Recent UNESCO findings show that around half of the 100 countries reviewed had no climate change mentioned in their national curriculum frameworks. While 95% of surveyed teachers felt teaching climate change is important, less than 30% felt ready to teach about climate change in relation to their local context. With 75% of youth saying that they are frightened about their future, young people were at the forefront at COP26 in Glasgow and the pre-COP Youth4Climate event in Milan in 2021, calling upon governments to change education systems to ensure every learner is empowered with the needed knowledge, skills, values, and attitudes to lead the green social transformation.

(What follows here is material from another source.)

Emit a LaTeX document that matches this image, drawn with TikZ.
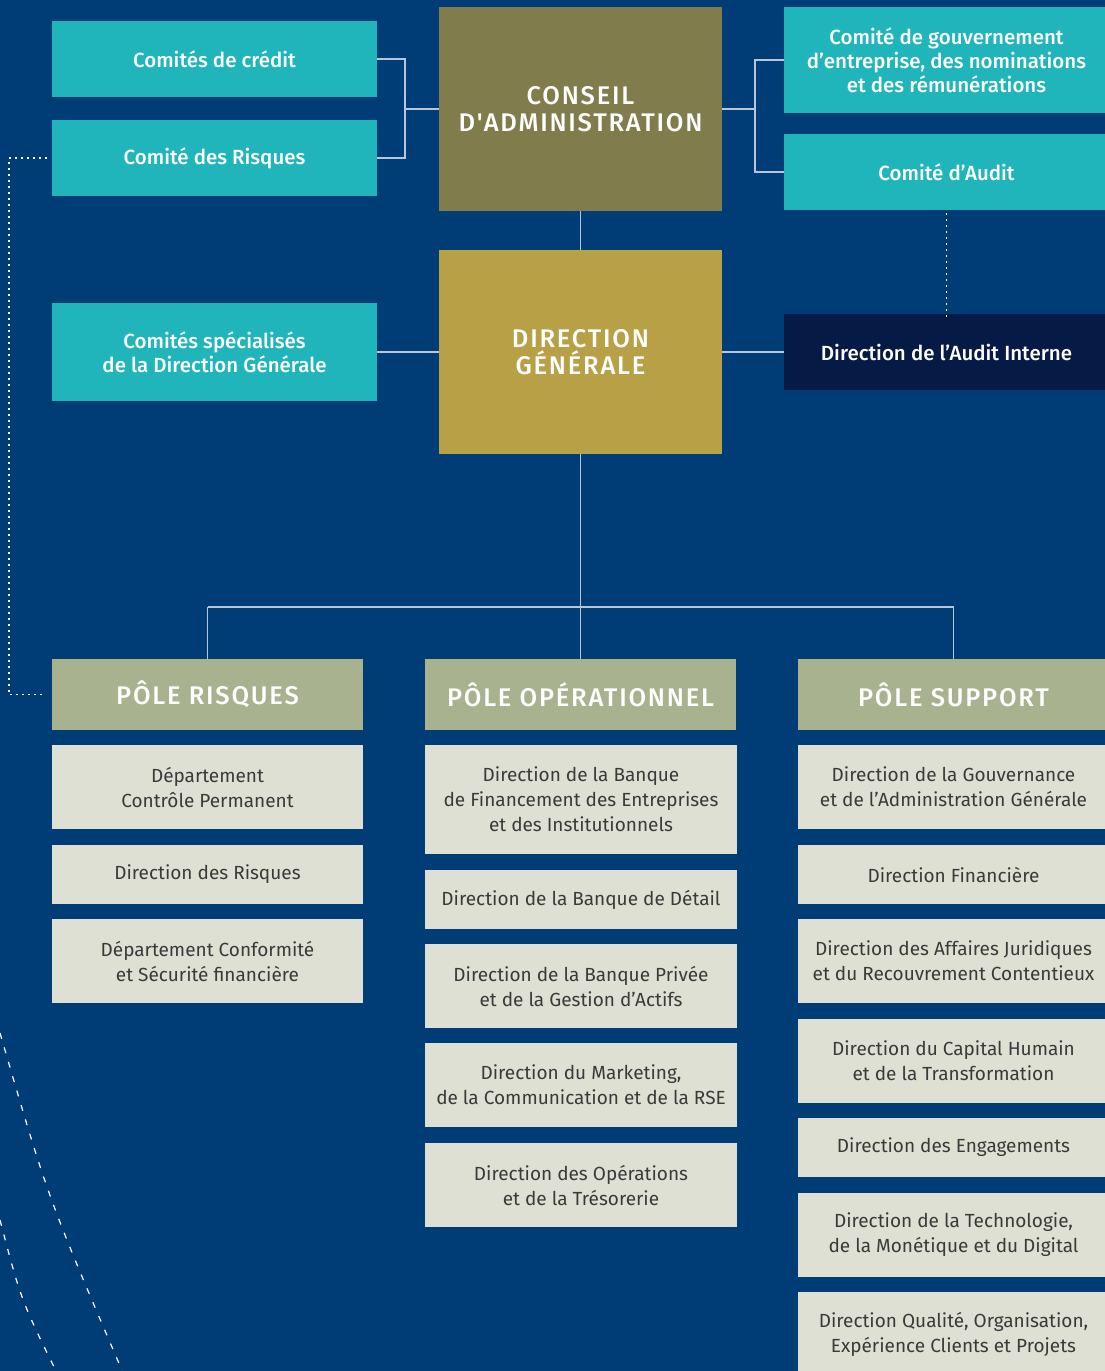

Starting with the Greening Learning action area of the Greening Education Partnership launched during the Transforming Education Summit in New York (September 2022), UNESCO organized a series of survey and consultations targeting young people to document their needs and demands on climate change education. The findings showed that 70% of the surveyed youth cannot explain climate change in detail, or do not know anything about it. Yet, 91% of the respondents want to have more climate change taught at school, across the curriculum, through experiential, solution-driven and action-oriented approaches to benefit from true quality climate education.
The new UNESCO publication titled ‘Youth Demand Quality Climate Change Education’ will be launched on the occasion of Youth Day, 10th November, and UNESCO will organize a technical panel discussion to deep-dive into key findings on the report. In particular, recommendations from speakers on translating youth asks into concrete actions with an emphasis on curriculum guideline will be discussed.